- [What you have to do] Extract, exactly, the lines from the line containing "Recreate this image" to the line containing "(566,269) circle (53.5);", with both lines included and any pictures left out.

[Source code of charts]
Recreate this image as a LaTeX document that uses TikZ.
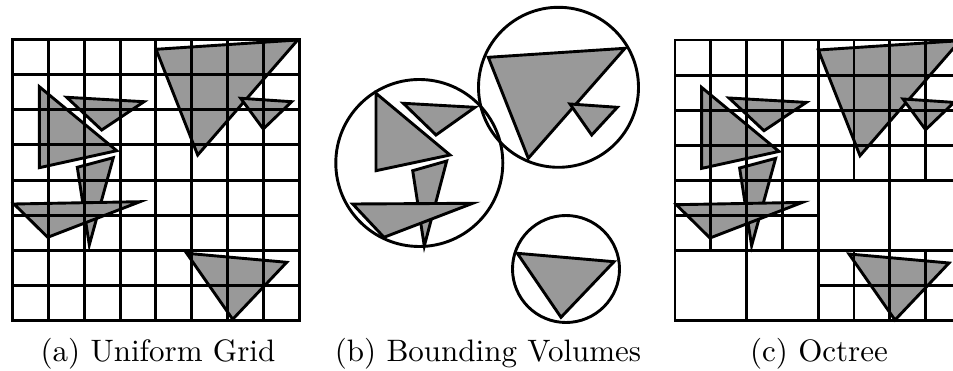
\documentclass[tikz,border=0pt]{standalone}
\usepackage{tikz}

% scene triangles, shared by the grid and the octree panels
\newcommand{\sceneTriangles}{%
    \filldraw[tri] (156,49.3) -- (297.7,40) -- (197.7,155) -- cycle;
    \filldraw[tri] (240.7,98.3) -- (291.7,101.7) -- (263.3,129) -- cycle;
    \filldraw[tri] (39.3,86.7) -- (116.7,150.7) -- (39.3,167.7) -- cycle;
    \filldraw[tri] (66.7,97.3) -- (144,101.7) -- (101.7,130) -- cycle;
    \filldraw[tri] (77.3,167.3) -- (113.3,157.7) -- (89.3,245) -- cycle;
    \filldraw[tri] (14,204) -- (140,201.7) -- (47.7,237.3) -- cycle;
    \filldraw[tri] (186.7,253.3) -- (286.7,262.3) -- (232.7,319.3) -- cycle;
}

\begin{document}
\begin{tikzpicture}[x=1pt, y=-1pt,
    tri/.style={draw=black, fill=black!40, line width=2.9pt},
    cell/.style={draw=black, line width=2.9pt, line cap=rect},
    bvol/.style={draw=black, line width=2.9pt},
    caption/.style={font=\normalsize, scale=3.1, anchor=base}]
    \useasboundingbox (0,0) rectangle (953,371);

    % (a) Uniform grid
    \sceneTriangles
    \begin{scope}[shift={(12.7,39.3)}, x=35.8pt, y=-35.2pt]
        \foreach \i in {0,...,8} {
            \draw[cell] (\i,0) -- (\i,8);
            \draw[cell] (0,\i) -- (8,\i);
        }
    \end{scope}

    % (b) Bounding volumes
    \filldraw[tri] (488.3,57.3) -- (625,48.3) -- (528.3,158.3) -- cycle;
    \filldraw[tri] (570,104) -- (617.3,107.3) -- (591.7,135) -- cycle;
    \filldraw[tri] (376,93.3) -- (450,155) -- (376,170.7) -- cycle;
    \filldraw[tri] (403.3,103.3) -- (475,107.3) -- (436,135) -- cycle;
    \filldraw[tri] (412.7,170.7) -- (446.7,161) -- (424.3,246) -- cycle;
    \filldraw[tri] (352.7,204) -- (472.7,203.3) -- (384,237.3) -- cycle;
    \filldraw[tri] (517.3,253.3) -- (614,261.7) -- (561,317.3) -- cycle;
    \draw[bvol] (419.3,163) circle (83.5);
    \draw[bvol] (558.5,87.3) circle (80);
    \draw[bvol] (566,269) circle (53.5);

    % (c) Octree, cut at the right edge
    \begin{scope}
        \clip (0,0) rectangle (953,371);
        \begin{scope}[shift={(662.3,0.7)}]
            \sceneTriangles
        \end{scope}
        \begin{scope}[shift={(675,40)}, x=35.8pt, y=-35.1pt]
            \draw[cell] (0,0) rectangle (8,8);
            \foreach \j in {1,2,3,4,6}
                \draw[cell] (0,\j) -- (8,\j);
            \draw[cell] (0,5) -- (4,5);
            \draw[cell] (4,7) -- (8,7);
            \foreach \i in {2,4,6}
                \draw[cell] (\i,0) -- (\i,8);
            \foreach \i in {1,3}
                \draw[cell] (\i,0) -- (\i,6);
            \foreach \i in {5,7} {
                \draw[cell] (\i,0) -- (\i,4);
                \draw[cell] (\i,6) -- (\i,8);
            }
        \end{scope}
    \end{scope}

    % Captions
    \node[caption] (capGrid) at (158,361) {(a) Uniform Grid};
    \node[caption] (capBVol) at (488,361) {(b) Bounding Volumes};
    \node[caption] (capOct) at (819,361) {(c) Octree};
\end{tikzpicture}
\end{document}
---
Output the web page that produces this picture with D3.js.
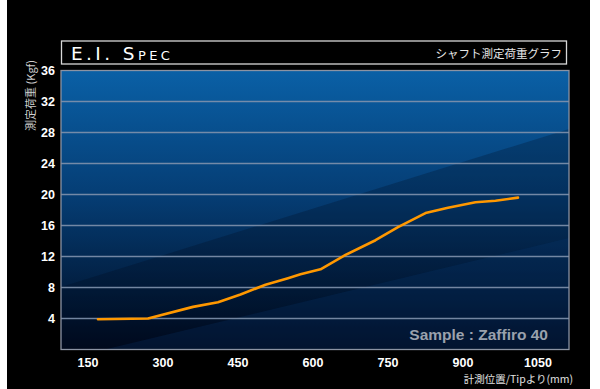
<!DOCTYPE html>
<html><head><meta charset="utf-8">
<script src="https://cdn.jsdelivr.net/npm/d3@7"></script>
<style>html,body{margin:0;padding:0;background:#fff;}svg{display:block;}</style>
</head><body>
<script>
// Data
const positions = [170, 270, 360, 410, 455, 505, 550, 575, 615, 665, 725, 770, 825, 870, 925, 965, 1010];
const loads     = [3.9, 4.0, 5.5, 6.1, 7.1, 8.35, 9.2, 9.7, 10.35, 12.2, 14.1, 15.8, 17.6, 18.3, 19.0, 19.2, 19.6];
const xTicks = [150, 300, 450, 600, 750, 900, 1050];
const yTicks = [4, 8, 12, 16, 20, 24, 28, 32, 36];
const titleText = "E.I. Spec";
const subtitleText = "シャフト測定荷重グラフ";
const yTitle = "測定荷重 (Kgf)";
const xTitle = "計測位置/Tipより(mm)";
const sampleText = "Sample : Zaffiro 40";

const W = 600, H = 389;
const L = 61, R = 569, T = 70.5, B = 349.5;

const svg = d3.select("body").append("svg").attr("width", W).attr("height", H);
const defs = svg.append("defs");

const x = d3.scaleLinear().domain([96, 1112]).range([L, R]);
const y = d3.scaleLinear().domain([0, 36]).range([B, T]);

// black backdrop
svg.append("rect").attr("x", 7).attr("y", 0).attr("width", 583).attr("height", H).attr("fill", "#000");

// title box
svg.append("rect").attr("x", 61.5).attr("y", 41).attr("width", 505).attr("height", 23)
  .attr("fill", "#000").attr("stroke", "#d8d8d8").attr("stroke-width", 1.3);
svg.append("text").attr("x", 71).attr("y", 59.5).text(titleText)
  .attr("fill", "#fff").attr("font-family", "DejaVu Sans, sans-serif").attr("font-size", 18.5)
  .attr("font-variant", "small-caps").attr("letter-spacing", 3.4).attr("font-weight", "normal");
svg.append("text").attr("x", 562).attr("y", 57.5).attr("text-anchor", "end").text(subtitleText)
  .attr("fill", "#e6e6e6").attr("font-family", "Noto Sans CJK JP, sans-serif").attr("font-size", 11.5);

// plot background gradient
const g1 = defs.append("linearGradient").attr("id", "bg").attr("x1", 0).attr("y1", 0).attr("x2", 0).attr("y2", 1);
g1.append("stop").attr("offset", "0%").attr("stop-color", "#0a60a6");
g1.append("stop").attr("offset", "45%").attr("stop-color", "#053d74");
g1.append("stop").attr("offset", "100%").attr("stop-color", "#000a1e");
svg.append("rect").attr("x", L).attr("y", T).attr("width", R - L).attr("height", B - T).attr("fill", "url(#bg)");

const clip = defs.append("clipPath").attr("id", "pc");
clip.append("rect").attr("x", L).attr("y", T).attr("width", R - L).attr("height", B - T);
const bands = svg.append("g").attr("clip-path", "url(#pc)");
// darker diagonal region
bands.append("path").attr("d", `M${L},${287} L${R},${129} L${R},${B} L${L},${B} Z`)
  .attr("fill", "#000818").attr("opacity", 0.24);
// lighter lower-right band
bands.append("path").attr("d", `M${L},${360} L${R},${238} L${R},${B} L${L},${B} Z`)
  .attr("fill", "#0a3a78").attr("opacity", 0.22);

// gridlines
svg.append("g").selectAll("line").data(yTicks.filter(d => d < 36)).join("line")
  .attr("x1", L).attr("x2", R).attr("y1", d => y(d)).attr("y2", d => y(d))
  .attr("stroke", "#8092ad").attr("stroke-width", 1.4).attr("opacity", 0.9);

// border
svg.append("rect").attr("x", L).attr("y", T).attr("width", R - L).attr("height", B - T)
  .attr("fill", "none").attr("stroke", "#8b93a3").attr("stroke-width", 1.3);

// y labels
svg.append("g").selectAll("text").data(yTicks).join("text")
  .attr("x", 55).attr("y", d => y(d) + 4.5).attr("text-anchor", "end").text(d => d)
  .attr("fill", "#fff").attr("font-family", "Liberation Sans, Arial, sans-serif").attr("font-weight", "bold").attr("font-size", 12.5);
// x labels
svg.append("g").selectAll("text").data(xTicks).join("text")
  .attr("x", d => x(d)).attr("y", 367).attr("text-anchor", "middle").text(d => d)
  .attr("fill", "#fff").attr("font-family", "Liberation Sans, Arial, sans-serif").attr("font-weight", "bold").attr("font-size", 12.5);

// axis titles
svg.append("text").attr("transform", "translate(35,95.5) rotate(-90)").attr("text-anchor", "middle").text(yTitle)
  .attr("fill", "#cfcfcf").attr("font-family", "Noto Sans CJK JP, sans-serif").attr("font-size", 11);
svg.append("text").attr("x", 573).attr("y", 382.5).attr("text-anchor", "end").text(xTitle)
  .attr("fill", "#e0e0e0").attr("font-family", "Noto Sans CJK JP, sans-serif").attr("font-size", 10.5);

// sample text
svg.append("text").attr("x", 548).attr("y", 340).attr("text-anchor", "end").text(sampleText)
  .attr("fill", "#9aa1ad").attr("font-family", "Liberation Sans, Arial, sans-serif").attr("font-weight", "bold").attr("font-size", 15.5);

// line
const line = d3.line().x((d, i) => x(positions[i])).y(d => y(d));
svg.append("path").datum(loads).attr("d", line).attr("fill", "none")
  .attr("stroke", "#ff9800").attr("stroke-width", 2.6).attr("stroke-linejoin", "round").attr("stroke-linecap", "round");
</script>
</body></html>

- [Written response]
Recreate this image as a LaTeX document that uses TikZ.
\documentclass[tikz,border=0pt]{standalone}
\usepackage{tikz}

% scene triangles, shared by the grid and the octree panels
\newcommand{\sceneTriangles}{%
    \filldraw[tri] (156,49.3) -- (297.7,40) -- (197.7,155) -- cycle;
    \filldraw[tri] (240.7,98.3) -- (291.7,101.7) -- (263.3,129) -- cycle;
    \filldraw[tri] (39.3,86.7) -- (116.7,150.7) -- (39.3,167.7) -- cycle;
    \filldraw[tri] (66.7,97.3) -- (144,101.7) -- (101.7,130) -- cycle;
    \filldraw[tri] (77.3,167.3) -- (113.3,157.7) -- (89.3,245) -- cycle;
    \filldraw[tri] (14,204) -- (140,201.7) -- (47.7,237.3) -- cycle;
    \filldraw[tri] (186.7,253.3) -- (286.7,262.3) -- (232.7,319.3) -- cycle;
}

\begin{document}
\begin{tikzpicture}[x=1pt, y=-1pt,
    tri/.style={draw=black, fill=black!40, line width=2.9pt},
    cell/.style={draw=black, line width=2.9pt, line cap=rect},
    bvol/.style={draw=black, line width=2.9pt},
    caption/.style={font=\normalsize, scale=3.1, anchor=base}]
    \useasboundingbox (0,0) rectangle (953,371);

    % (a) Uniform grid
    \sceneTriangles
    \begin{scope}[shift={(12.7,39.3)}, x=35.8pt, y=-35.2pt]
        \foreach \i in {0,...,8} {
            \draw[cell] (\i,0) -- (\i,8);
            \draw[cell] (0,\i) -- (8,\i);
        }
    \end{scope}

    % (b) Bounding volumes
    \filldraw[tri] (488.3,57.3) -- (625,48.3) -- (528.3,158.3) -- cycle;
    \filldraw[tri] (570,104) -- (617.3,107.3) -- (591.7,135) -- cycle;
    \filldraw[tri] (376,93.3) -- (450,155) -- (376,170.7) -- cycle;
    \filldraw[tri] (403.3,103.3) -- (475,107.3) -- (436,135) -- cycle;
    \filldraw[tri] (412.7,170.7) -- (446.7,161) -- (424.3,246) -- cycle;
    \filldraw[tri] (352.7,204) -- (472.7,203.3) -- (384,237.3) -- cycle;
    \filldraw[tri] (517.3,253.3) -- (614,261.7) -- (561,317.3) -- cycle;
    \draw[bvol] (419.3,163) circle (83.5);
    \draw[bvol] (558.5,87.3) circle (80);
    \draw[bvol] (566,269) circle (53.5);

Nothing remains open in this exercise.